# Women's Self Defense Seminar 11/18/06



## Tapang (Nov 18, 2006)

Hello all -

Today I held a womens's self defense seminar in Jersey City, NJ. 

Agenda:
Mass attacks 
Joint manipultations
Weapons of choice for the women;
Pluma (pen)
Trapo (rag) 
keys
Umbrellas. 
Subway cards / Metrocards 
cell phones

EmptyHand Mass attacks.
one on one confrontations with and with out weapons
Awareness of your surroundings!!!
Vocal shouts!!

I did this seminar because a friend of my wife was assualted by two assailants 2 weeks ago. she is ok but was a bit bruised and shaken up!
Good turnout all in all!

Thanks to all who assisted and shot the videos and pitcures!

Thank you!
Errol B.
Kuntawkali.com
Location
Piscataway, NJ


----------



## arnisador (Nov 18, 2006)

That's great!
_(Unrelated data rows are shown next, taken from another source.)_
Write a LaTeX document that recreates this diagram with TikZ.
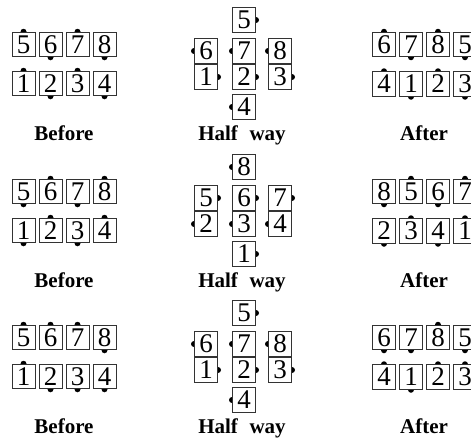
\documentclass[tikz,border=0pt]{standalone}
\usepackage{fontspec}
\setmainfont{Liberation Serif}
\usetikzlibrary{backgrounds}
\tikzset{
  card/.style={draw=black!80, line width=1pt, fill=white, minimum width=23pt,
    minimum height=24.5pt, inner sep=0pt, font=\fontsize{27}{27}\selectfont},
  caption/.style={anchor=base, inner sep=0pt, font=\fontsize{21}{21}\selectfont\bfseries},
  knob/.style={fill=black}
}
\newcommand\card[5]{%
  \node[card] (#1) at (#2,#3) {#4};
  \begin{pgfonlayer}{background}\fill[knob] (#1.#5) circle (3pt);\end{pgfonlayer}%
}
\newcommand\captions[1]{%
  \node[caption] (#1-lb) at (64,140) {Before};
  \node[caption] (#1-lh) at (242,140) {Half\hspace{0.55em}way};
  \node[caption] (#1-la) at (424,140) {After};
}
\begin{document}
\begin{tikzpicture}[x=1pt,y=-1pt]
\useasboundingbox (0,0) rectangle (471,439);
\clip (0,0) rectangle (471,439);
% ---------- block 1
\begin{scope}
\card{a-b5}{23.5}{44.5}{5}{north}
\card{a-b6}{50.5}{44.5}{6}{south}
\card{a-b7}{77.5}{44.5}{7}{north}
\card{a-b8}{104.5}{44.5}{8}{south}
\card{a-b1}{23.5}{83.5}{1}{north}
\card{a-b2}{50.5}{83.5}{2}{south}
\card{a-b3}{77.5}{83.5}{3}{north}
\card{a-b4}{104.5}{83.5}{4}{south}
\card{a-h5}{244}{20}{5}{east}
\card{a-h6}{206}{51}{6}{west}
\card{a-h7}{244}{51}{7}{west}
\card{a-h8}{280}{51}{8}{west}
\card{a-h1}{206}{77}{1}{east}
\card{a-h2}{244}{77}{2}{east}
\card{a-h3}{280}{77}{3}{east}
\card{a-h4}{244}{107}{4}{west}
\card{a-a6}{384}{44.5}{6}{north}
\card{a-a7}{411}{44.5}{7}{south}
\card{a-a8}{438}{44.5}{8}{north}
\card{a-a5}{465}{44.5}{5}{south}
\card{a-a4}{384}{84}{4}{north}
\card{a-a1}{411}{84}{1}{south}
\card{a-a2}{438}{84}{2}{north}
\card{a-a3}{465}{84}{3}{south}
\captions{a}
\end{scope}
% ---------- block 2
\begin{scope}[yshift=-147pt]
\card{b-b5}{23.5}{44.5}{5}{south}
\card{b-b6}{50.5}{44.5}{6}{north}
\card{b-b7}{77.5}{44.5}{7}{south}
\card{b-b8}{104.5}{44.5}{8}{north}
\card{b-b1}{23.5}{83.5}{1}{south}
\card{b-b2}{50.5}{83.5}{2}{north}
\card{b-b3}{77.5}{83.5}{3}{south}
\card{b-b4}{104.5}{83.5}{4}{north}
\card{b-h8}{244}{20}{8}{west}
\card{b-h5}{206}{51}{5}{east}
\card{b-h6}{244}{51}{6}{east}
\card{b-h7}{280}{51}{7}{east}
\card{b-h2}{206}{77}{2}{west}
\card{b-h3}{244}{77}{3}{west}
\card{b-h4}{280}{77}{4}{west}
\card{b-h1}{244}{107}{1}{east}
\card{b-a8}{384}{44.5}{8}{south}
\card{b-a5}{411}{44.5}{5}{north}
\card{b-a6}{438}{44.5}{6}{south}
\card{b-a7}{465}{44.5}{7}{north}
\card{b-a2}{384}{84}{2}{south}
\card{b-a3}{411}{84}{3}{north}
\card{b-a4}{438}{84}{4}{south}
\card{b-a1}{465}{84}{1}{north}
\captions{b}
\end{scope}
% ---------- block 3
\begin{scope}[yshift=-293pt]
\card{c-b5}{23.5}{44.5}{5}{north}
\card{c-b6}{50.5}{44.5}{6}{north}
\card{c-b7}{77.5}{44.5}{7}{north}
\card{c-b8}{104.5}{44.5}{8}{south}
\card{c-b1}{23.5}{83.5}{1}{north}
\card{c-b2}{50.5}{83.5}{2}{south}
\card{c-b3}{77.5}{83.5}{3}{south}
\card{c-b4}{104.5}{83.5}{4}{south}
\card{c-h5}{244}{20}{5}{east}
\card{c-h6}{206}{51}{6}{west}
\card{c-h7}{244}{51}{7}{west}
\card{c-h8}{280}{51}{8}{west}
\card{c-h1}{206}{77}{1}{east}
\card{c-h2}{244}{77}{2}{east}
\card{c-h3}{280}{77}{3}{east}
\card{c-h4}{244}{107}{4}{west}
\card{c-a6}{384}{44.5}{6}{south}
\card{c-a7}{411}{44.5}{7}{south}
\card{c-a8}{438}{44.5}{8}{north}
\card{c-a5}{465}{44.5}{5}{south}
\card{c-a4}{384}{84}{4}{north}
\card{c-a1}{411}{84}{1}{south}
\card{c-a2}{438}{84}{2}{north}
\card{c-a3}{465}{84}{3}{north}
\captions{c}
\end{scope}
\end{tikzpicture}
\end{document}
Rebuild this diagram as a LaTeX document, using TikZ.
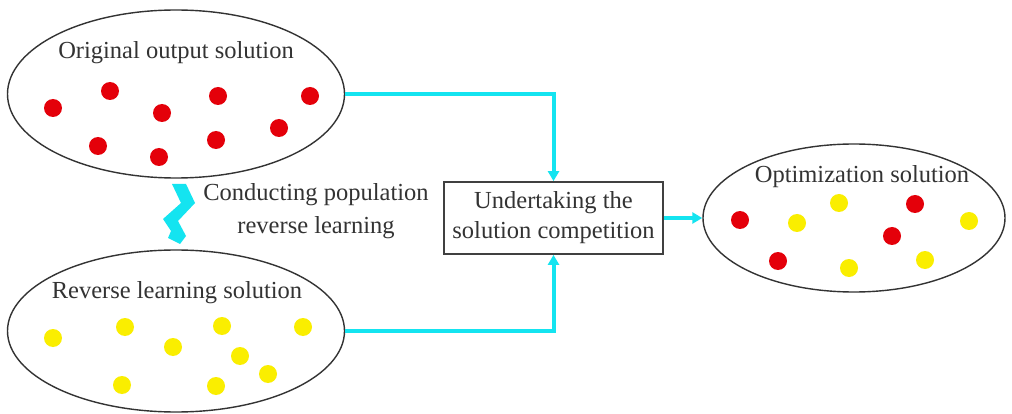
\documentclass[tikz,border=0pt]{standalone}
\usepackage{fontspec}
\setmainfont{Liberation Serif}
\usetikzlibrary{shapes.geometric,arrows.meta}
\definecolor{flow}{RGB}{20,228,240}
\definecolor{dotred}{RGB}{228,0,10}
\definecolor{dotyellow}{RGB}{250,238,0}
\tikzset{
  pool/.style={draw=black!80, line width=1.4pt, ellipse, inner sep=0pt},
  title/.style={anchor=base, font=\fontsize{24.5}{29}\selectfont, text=black!80},
  reddot/.style={circle, fill=dotred, minimum size=18pt, inner sep=0pt},
  yellowdot/.style={circle, fill=dotyellow, minimum size=18pt, inner sep=0pt},
  compbox/.style={draw=black!75, line width=1.8pt, minimum width=219pt, minimum height=72pt,
    align=center, inner sep=0pt, font=\fontsize{24.5}{30}\selectfont, text=black!80},
  flowarrow/.style={draw=flow, line width=4pt, -{Triangle[length=10pt,width=11pt]}}
}
\begin{document}
\begin{tikzpicture}[x=1pt,y=-1pt]
\useasboundingbox[fill=white] (0,0) rectangle (1012,414);

% the three solution sets
\node[pool, minimum width=337pt, minimum height=168pt] (orig) at (176,94) {};
\node[pool, minimum width=337pt, minimum height=162pt] (rev) at (176,331) {};
\node[pool, minimum width=302pt, minimum height=148pt] (opt) at (854,218) {};

\node[title] (origT) at (176,59) {Original output solution};
\node[title] (revT) at (177,298) {Reverse learning solution};
\node[title] (optT) at (862,183) {Optimization solution};

% competition step
\node[compbox] (comp) at (553.5,218) {Undertaking the\\solution competition};

% original population
\foreach \x/\y [count=\i] in {53/108,110/91,162/113,218/96,310/96,98/146,159/157,216/140,279/128}
  \node[reddot] (o\i) at (\x,\y) {};

% reversed population
\foreach \x/\y [count=\i] in {53/338,125/327,173/347,222/326,303/327,240/356,268/374,122/385,216/386}
  \node[yellowdot] (r\i) at (\x,\y) {};

% merged population
\foreach \x/\y [count=\i] in {740/220,915/204,892/236,778/261}
  \node[reddot] (pr\i) at (\x,\y) {};
\foreach \x/\y [count=\i] in {797/223,839/203,969/221,849/268,925/260}
  \node[yellowdot] (py\i) at (\x,\y) {};

% flows into and out of the competition
\draw[flowarrow] (orig.east) -| (comp.north);
\draw[flowarrow] (rev.east) -| (comp.south);
\draw[flowarrow] (comp.east) -- (opt.west);

% lightning arrow for the reverse learning step
\fill[flow] (172,184) -- (186,184) -- (195,203) -- (178,221) -- (186,236) -- (180,244)
  -- (168,238) -- (171,231) -- (163,219) -- (181,203) -- cycle;
\node[align=center, font=\fontsize{24.5}{33}\selectfont, text=black!80] (learn) at (316,211)
  {Conducting population\\reverse learning};
\end{tikzpicture}
\end{document}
The FMAs have much to offer for self-defense with common weapons.


----------



## Tapang (Nov 18, 2006)

They were suprise when I pulled out a bandana. I balled up another bandana to use a weight.. Safer that way instead of using coins or fishing weights.  Try using a metrocard(subway pass). It's like using a razor blade. I will post up the pics when it is ready.

Respects,
Errol


----------